The analysis of the revised version of the matrix multiplication kernel was performed with NVIDIA Nsight Compute on the JUWELS booster system at JSC using one NVIDA A100 GPU. Nsight Compute reports:
==PROF== Connected to process 8634
==PROF== Profiling "matrixMul" - 1: 0%....50%....100% - 10 passes
COMPLETED SUCCESSFULLY
==PROF== Disconnected from process 8634
[8634] a.out@127.0.0.1
matrixMul(const int *, const int *, int *, int), 2021-Oct-25 21:11:36, Context 1, Stream 7
Section: GPU Speed Of Light Throughput
---------------------------------------------------------------------- --------------- ------------------------------
DRAM Frequency cycle/nsecond 1,21
SM Frequency cycle/nsecond 1,09
Elapsed Cycles cycle 891.447
Memory [%] % 69,97
DRAM Throughput % 0,66
Duration usecond 815,52
L1/TEX Cache Throughput % 73,90
L2 Cache Throughput % 7,77
SM Active Cycles cycle 843.579,76
Compute (SM) [%] % 69,87
---------------------------------------------------------------------- --------------- ------------------------------
INF Compute and Memory are well-balanced: To reduce runtime, both computation and memory traffic must be reduced.
Check both the Compute Workload Analysis and Memory Workload Analysis report sections.

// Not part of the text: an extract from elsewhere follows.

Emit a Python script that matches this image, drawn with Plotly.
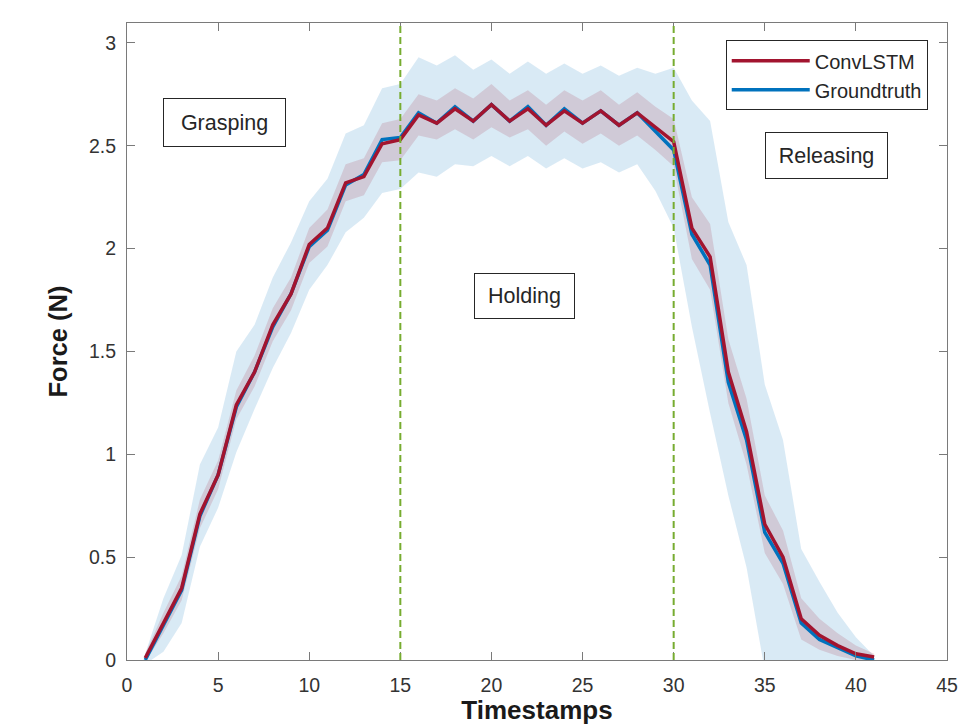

Section: Launch Statistics
---------------------------------------------------------------------- --------------- ------------------------------
Block Size 1.024
Function Cache Configuration cudaFuncCachePreferNone
Grid Size 1.024
Registers Per Thread register/thread 32
Shared Memory Configuration Size Kbyte 8,19
Driver Shared Memory Per Block Kbyte/block 1,02
Dynamic Shared Memory Per Block byte/block 0
Static Shared Memory Per Block byte/block 0
Threads thread 1.048.576
Waves Per SM 4,74
---------------------------------------------------------------------- --------------- ------------------------------
Section: Occupancy
---------------------------------------------------------------------- --------------- ------------------------------
Block Limit SM block 32
Block Limit Registers block 2
Block Limit Shared Mem block 164
Block Limit Warps block 2
Theoretical Active Warps per SM warp 64
Theoretical Occupancy % 100
Achieved Occupancy % 94,93
Achieved Active Warps Per SM warp 60,76
---------------------------------------------------------------------- --------------- ------------------------------
INF This kernel's theoretical occupancy is not impacted by any block limit.
Compute and memory transfer are now well-balanced and no apparent issue could be found anymore.